Just how much power does your project car need? 300, 500, or maybe 800 horsepower?
If you're a Chevy guy looking for a big-block V8 that's not an LS, you're in luck. The bow-tie brand recently revealed its biggest and most powerful crate engine yet. Meet the ZZ632, and it displaces 632 cubic inches. Convert that into liters, and you're looking at a 10.3-liter V8 motor.
“This is the biggest, baddest crate engine we’ve ever built. The ZZ632 sits at the top of our unparalleled crate engine lineup as the king of performance. It delivers incredible power, and it does it on pump gas,” said Russ O'Blenes, GM director of the Performance and Racing Propulsion Team at Chevrolet Performance.
With 10.3-liters at your disposal, this all-American V8 cranks out a monstrous 1,004 horsepower at 6600 rpm and a stump-pulling 1,187 Nm of torque at 5600 rpm. Unlike Dodge's Hellcrate and Hellephant engines which are supercharged, Chevrolet's ZZ632 is naturally aspirated. But how on earth was Chevy able to extract that amount of power from this giant V8?
The manufacturer says that, unlike most crate engines, all eight intake and exhaust ports of the ZZ632 have the same length, volume, and layout. Meanwhile, fuel is delivered to the cylinders via eight port fuel injectors. The automaker claims that all cylinders produce the same amount of power. Taking Chevy's word for it, each cylinder puts out 125.5 PS, resulting in the engine's 1,004 PS rating. (Torque meanwhile is rated at 148.3 Nm per cylinder).

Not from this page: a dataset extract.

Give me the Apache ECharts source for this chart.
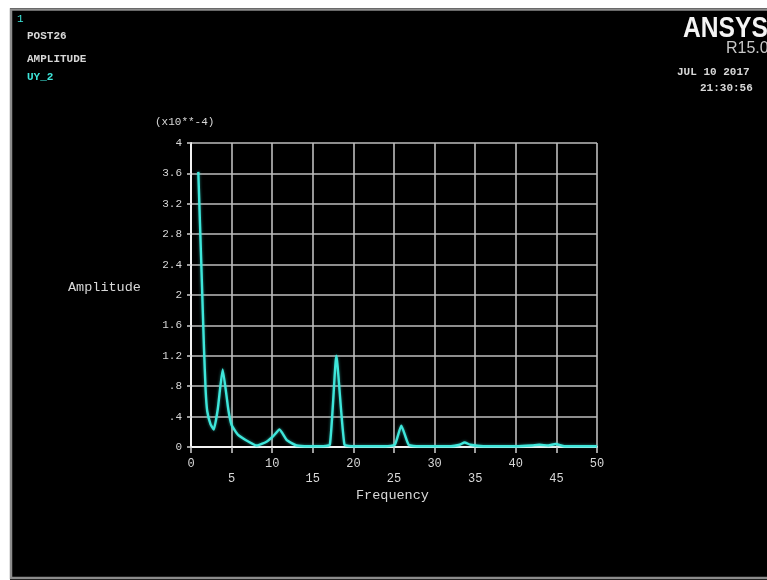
<!DOCTYPE html>
<html>
<head>
<meta charset="utf-8">
<title>POST26 Amplitude - UY_2</title>
<script src="https://cdn.jsdelivr.net/npm/echarts@6/dist/echarts.min.js"></script>
<style>
  html, body { margin: 0; padding: 0; background: #fff; }
  #chart { width: 767px; height: 580px; }
</style>
</head>
<body>
<div id="chart"></div>
<script>
// Frequency response of UY_2 (amplitude in units of 1e-4)
const frequency = [0.9, 1.3, 1.6, 1.8, 2.0, 2.4, 2.8, 3.3, 3.9, 4.6, 5.0, 5.8, 7.1, 8.1, 9.3, 10.1, 10.9, 11.8, 13.0, 14.5, 16.0, 17.1, 17.9, 18.9, 20.0, 22.0, 24.0, 25.1, 25.9, 26.8, 28.0, 30.0, 32.0, 33.1, 33.7, 34.4, 36.0, 38.0, 40.0, 42.0, 42.9, 44.0, 44.9, 46.0, 48.0, 50.0];
const amplitude = [3.62, 2.3, 1.3, 0.75, 0.47, 0.3, 0.23, 0.5, 1.02, 0.49, 0.29, 0.16, 0.07, 0.02, 0.07, 0.14, 0.23, 0.09, 0.02, 0.01, 0.01, 0.03, 1.2, 0.03, 0.01, 0.01, 0.01, 0.03, 0.28, 0.03, 0.01, 0.01, 0.01, 0.03, 0.06, 0.03, 0.01, 0.01, 0.01, 0.02, 0.03, 0.02, 0.04, 0.01, 0.01, 0.01];

const yTickLabels = ['0', '.4', '.8', '1.2', '1.6', '2', '2.4', '2.8', '3.2', '3.6', '4'];
const xTickLabels = ['0', '5', '10', '15', '20', '25', '30', '35', '40', '45', '50'];

const MONO = '"Liberation Mono", "DejaVu Sans Mono", monospace';
const TEXT = '#d8d8d8';
const CYAN = '#3ee6da';

const chart = echarts.init(document.getElementById('chart'));

const points = frequency.map((f, i) => [f, amplitude[i]]);

chart.setOption({
  backgroundColor: '#000',
  animation: false,
  grid: { left: 191, top: 143, width: 406, height: 304, containLabel: false },
  xAxis: {
    type: 'value', min: 0, max: 50, interval: 5,
    axisLine: { show: true, onZero: false, lineStyle: { color: '#f2f2f2', width: 2 } },
    axisTick: { show: true, length: 6, lineStyle: { color: '#cfcfcf', width: 1.5 } },
    splitLine: { show: true, showMinLine: true, showMaxLine: true, lineStyle: { color: '#bdbdbd', width: 1.6 } },
    axisLabel: {
      color: TEXT, fontFamily: MONO, fontSize: 12, margin: 9, lineHeight: 15,
      showMinLabel: true, showMaxLabel: true,
      formatter: (v) => {
        const i = Math.round(v / 5);
        const s = xTickLabels[i];
        return i % 2 ? '\n' + s : s;
      }
    }
  },
  yAxis: {
    type: 'value', min: 0, max: 4, interval: 0.4,
    axisLine: { show: true, lineStyle: { color: '#f2f2f2', width: 2 } },
    axisTick: { show: true, length: 4, lineStyle: { color: '#cfcfcf', width: 1.5 } },
    splitLine: { show: true, showMinLine: true, showMaxLine: true, lineStyle: { color: '#bdbdbd', width: 1.6 } },
    axisLabel: {
      color: TEXT, fontFamily: MONO, fontSize: 11, margin: 9,
      showMinLabel: true, showMaxLabel: true,
      formatter: (v) => yTickLabels[Math.round(v / 0.4)]
    }
  },
  series: [{
    type: 'line',
    data: points,
    showSymbol: false,
    smooth: 0.15,
    clip: true,
    lineStyle: { color: CYAN, width: 2.4, shadowColor: 'rgba(62,230,218,0.55)', shadowBlur: 3 }
  }],
  graphic: [
    // window frame
    { type: 'rect', shape: { x: 0, y: 0, width: 767, height: 8 }, style: { fill: '#fff' }, silent: true },
    { type: 'rect', shape: { x: 0, y: 0, width: 10, height: 580 }, style: { fill: '#fff' }, silent: true },
    { type: 'rect', shape: { x: 11, y: 9.5, width: 780, height: 568.5 }, style: { fill: 'none', stroke: '#8c8c8c', lineWidth: 2.5 }, silent: true },

    // header (top left)
    { type: 'text', left: 17, top: 14, style: { text: '1', fill: CYAN, font: '11px ' + MONO } },
    { type: 'text', left: 27, top: 31, style: { text: 'POST26', fill: TEXT, font: 'bold 11px ' + MONO } },
    { type: 'text', left: 27, top: 54, style: { text: 'AMPLITUDE', fill: TEXT, font: 'bold 11px ' + MONO } },
    { type: 'text', left: 27, top: 72, style: { text: 'UY_2', fill: CYAN, font: 'bold 11px ' + MONO } },

    // product banner (top right)
    { type: 'text', x: 683, y: 14, scaleX: 0.85, style: { text: 'ANSYS', fill: '#f4f4f4', font: 'bold 29px "Liberation Sans", Arial, sans-serif' } },
    { type: 'text', x: 726, y: 41, style: { text: 'R15.0', fill: '#c8c8c8', font: '16px "Liberation Sans", Arial, sans-serif' } },
    { type: 'text', x: 677, y: 67, style: { text: 'JUL 10 2017', fill: TEXT, font: 'bold 11px ' + MONO } },
    { type: 'text', x: 700, y: 83, style: { text: '21:30:56', fill: TEXT, font: 'bold 11px ' + MONO } },

    // axis titles and scale factor
    { type: 'text', x: 155, y: 117, style: { text: '(x10**-4)', fill: TEXT, font: '11px ' + MONO } },
    { type: 'text', x: 68, y: 280, style: { text: 'Amplitude', fill: TEXT, font: '13.5px ' + MONO } },
    { type: 'text', x: 356, y: 488, style: { text: 'Frequency', fill: TEXT, font: '13.5px ' + MONO } }
  ]
});
</script>
</body>
</html>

As for the engine itself, the iron block shares a mold with the ZZ572 crate engines that are seeing use in the Camaro COPO drag cars. But the castings for the 10.3-liter engine are machined to accommodate its massive displacement. The result is a bore and stroke that's 4.60 x 4.75 inches (116.84mm x 120.65mm). Compared to the 572 cubic inch V8, the ZZ632's bore is 0.040 inches bigger (or 1.016mm), while the stroke is 0.375 inches (or 9.525mm) longer. To provide the engine with better clearance for the long stroke, engineers modified both the block and connecting rods.
To ensure the engine's internals can handle all the added power, both the crankshaft and connecting rods are made from forged steel. Meanwhile, the pistons are built from lightweight forged aluminum. It also has four-bolt main caps and a forged rotating assembly to ensure strength and durability. During development, one engine endured more than 200 simulated drag strip passes on a dynamometer.
Interested in one? The ZZ632 crate engine will be on display at the 2021 SEMA Show in Las Vegas from November 2 to 5. Prices have yet to be revealed, however, they did say that Chevy Performance dealers will begin deliveries in early 2022.